Repeat the lines below exactly as they appear, but leave out the images.

* [RAW DATA]:

::::

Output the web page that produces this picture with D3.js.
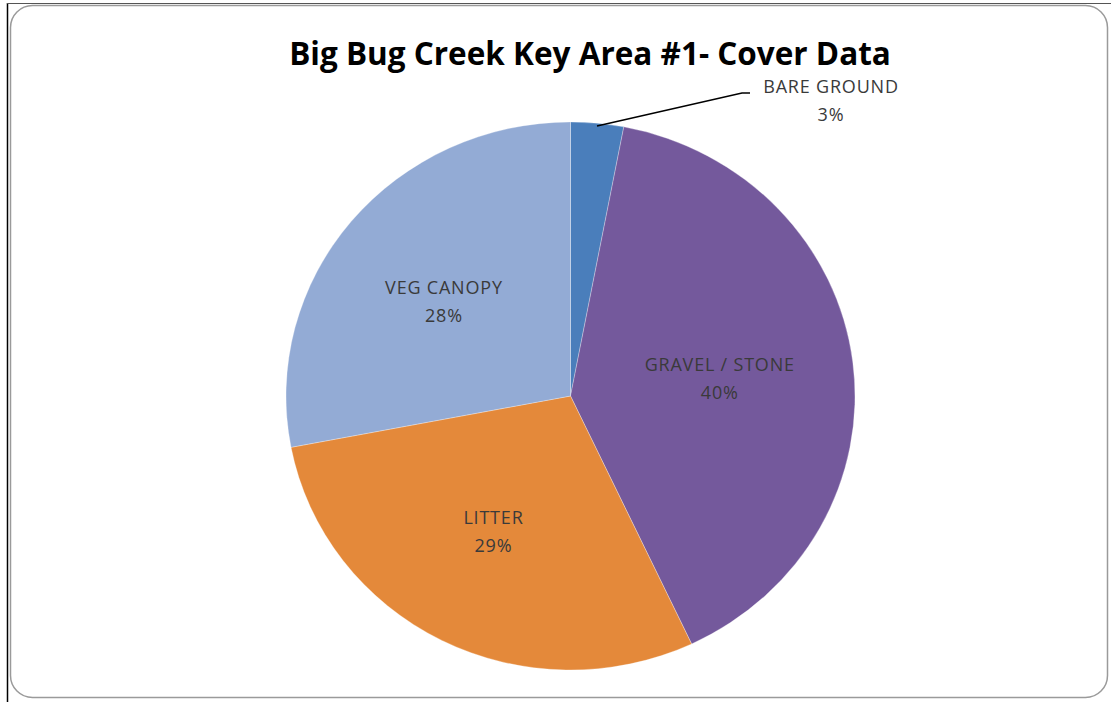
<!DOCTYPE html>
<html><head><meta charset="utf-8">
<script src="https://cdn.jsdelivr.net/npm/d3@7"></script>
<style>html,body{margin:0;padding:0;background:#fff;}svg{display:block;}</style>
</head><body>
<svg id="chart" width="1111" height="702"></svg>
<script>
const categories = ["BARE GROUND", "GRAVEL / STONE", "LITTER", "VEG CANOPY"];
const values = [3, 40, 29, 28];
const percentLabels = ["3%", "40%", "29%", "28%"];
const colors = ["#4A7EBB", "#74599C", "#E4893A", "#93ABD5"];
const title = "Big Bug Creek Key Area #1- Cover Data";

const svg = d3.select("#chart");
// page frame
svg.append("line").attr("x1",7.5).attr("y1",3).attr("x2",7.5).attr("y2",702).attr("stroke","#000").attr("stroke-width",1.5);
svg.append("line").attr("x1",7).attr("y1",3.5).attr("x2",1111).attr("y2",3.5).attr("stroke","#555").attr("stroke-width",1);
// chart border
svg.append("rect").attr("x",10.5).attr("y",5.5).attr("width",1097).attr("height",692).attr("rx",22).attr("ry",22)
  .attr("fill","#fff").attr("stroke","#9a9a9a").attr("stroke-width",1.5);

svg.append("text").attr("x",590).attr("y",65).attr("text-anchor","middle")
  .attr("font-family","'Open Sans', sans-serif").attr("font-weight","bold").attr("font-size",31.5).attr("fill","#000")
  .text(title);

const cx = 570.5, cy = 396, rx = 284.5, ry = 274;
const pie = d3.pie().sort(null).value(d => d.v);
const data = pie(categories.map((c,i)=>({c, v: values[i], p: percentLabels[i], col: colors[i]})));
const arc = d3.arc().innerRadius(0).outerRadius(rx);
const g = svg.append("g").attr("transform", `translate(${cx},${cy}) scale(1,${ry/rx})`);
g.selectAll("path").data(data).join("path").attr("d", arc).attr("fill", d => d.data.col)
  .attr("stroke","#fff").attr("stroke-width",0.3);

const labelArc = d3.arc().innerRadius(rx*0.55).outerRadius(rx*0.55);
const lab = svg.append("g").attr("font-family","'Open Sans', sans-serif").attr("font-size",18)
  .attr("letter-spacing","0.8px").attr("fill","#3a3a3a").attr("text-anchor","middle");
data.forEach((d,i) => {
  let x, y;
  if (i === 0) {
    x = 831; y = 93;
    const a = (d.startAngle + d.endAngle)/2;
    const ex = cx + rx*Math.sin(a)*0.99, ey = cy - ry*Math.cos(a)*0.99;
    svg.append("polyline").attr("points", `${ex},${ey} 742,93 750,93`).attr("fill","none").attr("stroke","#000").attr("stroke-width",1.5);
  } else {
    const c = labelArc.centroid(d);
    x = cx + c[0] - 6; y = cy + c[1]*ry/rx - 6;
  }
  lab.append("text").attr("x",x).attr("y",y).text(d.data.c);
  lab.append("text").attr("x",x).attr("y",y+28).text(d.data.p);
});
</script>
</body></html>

::::

* [WRITTEN RESPONSE]:
Output the web page that produces this picture with D3.js.
<!DOCTYPE html>
<html><head><meta charset="utf-8">
<script src="https://cdn.jsdelivr.net/npm/d3@7"></script>
<style>html,body{margin:0;padding:0;background:#fff;}svg{display:block;}</style>
</head><body>
<svg id="chart" width="1111" height="702"></svg>
<script>
const categories = ["BARE GROUND", "GRAVEL / STONE", "LITTER", "VEG CANOPY"];
const values = [3, 40, 29, 28];
const percentLabels = ["3%", "40%", "29%", "28%"];
const colors = ["#4A7EBB", "#74599C", "#E4893A", "#93ABD5"];
const title = "Big Bug Creek Key Area #1- Cover Data";

const svg = d3.select("#chart");
// page frame
svg.append("line").attr("x1",7.5).attr("y1",3).attr("x2",7.5).attr("y2",702).attr("stroke","#000").attr("stroke-width",1.5);
svg.append("line").attr("x1",7).attr("y1",3.5).attr("x2",1111).attr("y2",3.5).attr("stroke","#555").attr("stroke-width",1);
// chart border
svg.append("rect").attr("x",10.5).attr("y",5.5).attr("width",1097).attr("height",692).attr("rx",22).attr("ry",22)
  .attr("fill","#fff").attr("stroke","#9a9a9a").attr("stroke-width",1.5);

svg.append("text").attr("x",590).attr("y",65).attr("text-anchor","middle")
  .attr("font-family","'Open Sans', sans-serif").attr("font-weight","bold").attr("font-size",31.5).attr("fill","#000")
  .text(title);

const cx = 570.5, cy = 396, rx = 284.5, ry = 274;
const pie = d3.pie().sort(null).value(d => d.v);
const data = pie(categories.map((c,i)=>({c, v: values[i], p: percentLabels[i], col: colors[i]})));
const arc = d3.arc().innerRadius(0).outerRadius(rx);
const g = svg.append("g").attr("transform", `translate(${cx},${cy}) scale(1,${ry/rx})`);
g.selectAll("path").data(data).join("path").attr("d", arc).attr("fill", d => d.data.col)
  .attr("stroke","#fff").attr("stroke-width",0.3);

const labelArc = d3.arc().innerRadius(rx*0.55).outerRadius(rx*0.55);
const lab = svg.append("g").attr("font-family","'Open Sans', sans-serif").attr("font-size",18)
  .attr("letter-spacing","0.8px").attr("fill","#3a3a3a").attr("text-anchor","middle");
data.forEach((d,i) => {
  let x, y;
  if (i === 0) {
    x = 831; y = 93;
    const a = (d.startAngle + d.endAngle)/2;
    const ex = cx + rx*Math.sin(a)*0.99, ey = cy - ry*Math.cos(a)*0.99;
    svg.append("polyline").attr("points", `${ex},${ey} 742,93 750,93`).attr("fill","none").attr("stroke","#000").attr("stroke-width",1.5);
  } else {
    const c = labelArc.centroid(d);
    x = cx + c[0] - 6; y = cy + c[1]*ry/rx - 6;
  }
  lab.append("text").attr("x",x).attr("y",y).text(d.data.c);
  lab.append("text").attr("x",x).attr("y",y+28).text(d.data.p);
});
</script>
</body></html>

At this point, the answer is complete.